Reproduce the listing below word for word, with no pictures.
%%
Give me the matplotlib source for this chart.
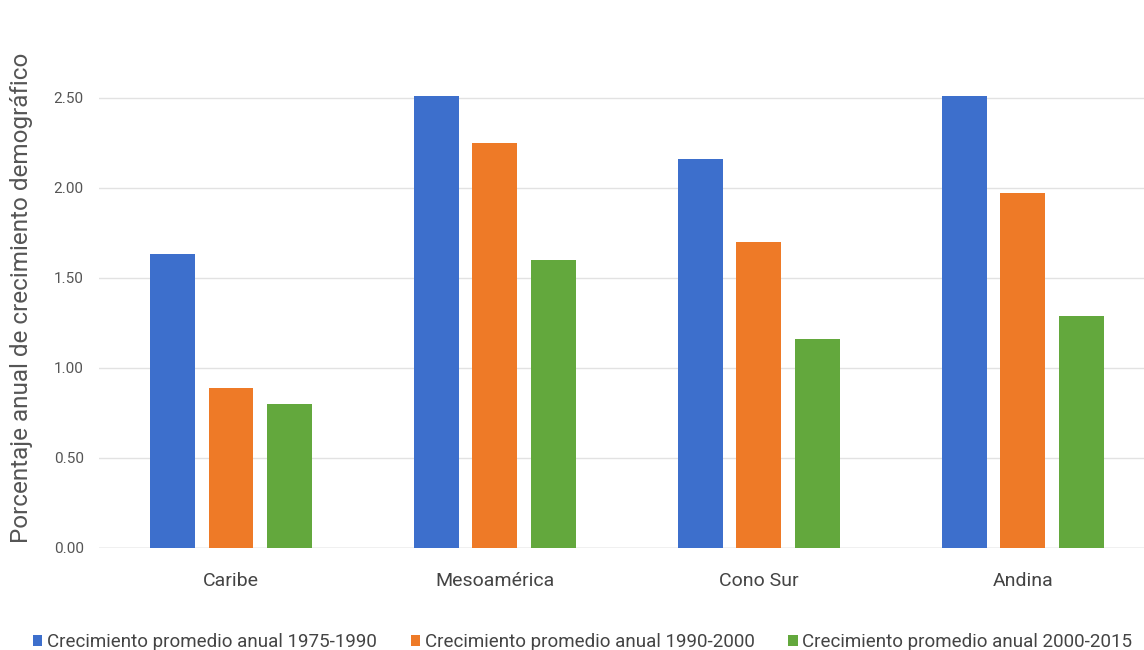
import numpy as np
import matplotlib.pyplot as plt

plt.rcParams['font.family'] = ['Roboto', 'DejaVu Sans']

regiones = ['Caribe', 'Mesoamérica', 'Cono Sur', 'Andina']
series = ['Crecimiento promedio anual 1975-1990',
          'Crecimiento promedio anual 1990-2000',
          'Crecimiento promedio anual 2000-2015']
c_1975_1990 = [1.63, 2.51, 2.16, 2.51]
c_1990_2000 = [0.89, 2.25, 1.70, 1.97]
c_2000_2015 = [0.80, 1.60, 1.16, 1.29]
ticks_y = [0.0, 0.5, 1.0, 1.5, 2.0, 2.5]
colores = ['#3d6fcc', '#ee7a27', '#63a83d']

fig = plt.figure(figsize=(11.44, 6.5), dpi=100)
ax = fig.add_axes([0.0865, 0.157, 0.923, 0.831])

x = np.arange(len(regiones))
ancho = 0.17
paso = 0.222
for i, (vals, nombre, col) in enumerate(zip([c_1975_1990, c_1990_2000, c_2000_2015], series, colores)):
    ax.bar(x + (i - 1) * paso, vals, ancho, color=col, label=nombre, zorder=3)

ax.set_xlim(-0.5, 3.5)
ax.set_ylim(0, 3.0)
ax.set_yticks(ticks_y)
ax.set_yticklabels(['%.2f' % v for v in ticks_y])
ax.set_xticks(x)
ax.set_xticklabels(regiones)
ax.tick_params(axis='y', length=0, pad=11, labelsize=11, labelcolor='#555555')
ax.tick_params(axis='x', length=0, pad=17, labelsize=14, labelcolor='#444444')
ax.grid(axis='y', color='#e2e2e2', linewidth=1, zorder=0)
for s in ax.spines.values():
    s.set_visible(False)
ax.axhline(0, color='#d0d0d0', linewidth=1, zorder=2)

fig.text(22 / 1144, 1 - 298 / 650, 'Porcentaje anual de crecimiento demográfico',
         rotation=90, ha='center', va='center', fontsize=17.5, color='#555555')

fig.legend(loc='center left', bbox_to_anchor=(0.014, 0.012), ncol=3, frameon=False,
           fontsize=13.5, handlelength=0.5, handleheight=0.5, handletextpad=0.25,
           columnspacing=1.8, labelcolor='#444444')

fig.savefig('out.png', dpi=100)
%%
#### CORRECT RESULT
Give me the matplotlib source for this chart.
import numpy as np
import matplotlib.pyplot as plt

plt.rcParams['font.family'] = ['Roboto', 'DejaVu Sans']

regiones = ['Caribe', 'Mesoamérica', 'Cono Sur', 'Andina']
series = ['Crecimiento promedio anual 1975-1990',
          'Crecimiento promedio anual 1990-2000',
          'Crecimiento promedio anual 2000-2015']
c_1975_1990 = [1.63, 2.51, 2.16, 2.51]
c_1990_2000 = [0.89, 2.25, 1.70, 1.97]
c_2000_2015 = [0.80, 1.60, 1.16, 1.29]
ticks_y = [0.0, 0.5, 1.0, 1.5, 2.0, 2.5]
colores = ['#3d6fcc', '#ee7a27', '#63a83d']

fig = plt.figure(figsize=(11.44, 6.5), dpi=100)
ax = fig.add_axes([0.0865, 0.157, 0.923, 0.831])

x = np.arange(len(regiones))
ancho = 0.17
paso = 0.222
for i, (vals, nombre, col) in enumerate(zip([c_1975_1990, c_1990_2000, c_2000_2015], series, colores)):
    ax.bar(x + (i - 1) * paso, vals, ancho, color=col, label=nombre, zorder=3)

ax.set_xlim(-0.5, 3.5)
ax.set_ylim(0, 3.0)
ax.set_yticks(ticks_y)
ax.set_yticklabels(['%.2f' % v for v in ticks_y])
ax.set_xticks(x)
ax.set_xticklabels(regiones)
ax.tick_params(axis='y', length=0, pad=11, labelsize=11, labelcolor='#555555')
ax.tick_params(axis='x', length=0, pad=17, labelsize=14, labelcolor='#444444')
ax.grid(axis='y', color='#e2e2e2', linewidth=1, zorder=0)
for s in ax.spines.values():
    s.set_visible(False)
ax.axhline(0, color='#d0d0d0', linewidth=1, zorder=2)

fig.text(22 / 1144, 1 - 298 / 650, 'Porcentaje anual de crecimiento demográfico',
         rotation=90, ha='center', va='center', fontsize=17.5, color='#555555')

fig.legend(loc='center left', bbox_to_anchor=(0.014, 0.012), ncol=3, frameon=False,
           fontsize=13.5, handlelength=0.5, handleheight=0.5, handletextpad=0.25,
           columnspacing=1.8, labelcolor='#444444')

fig.savefig('out.png', dpi=100)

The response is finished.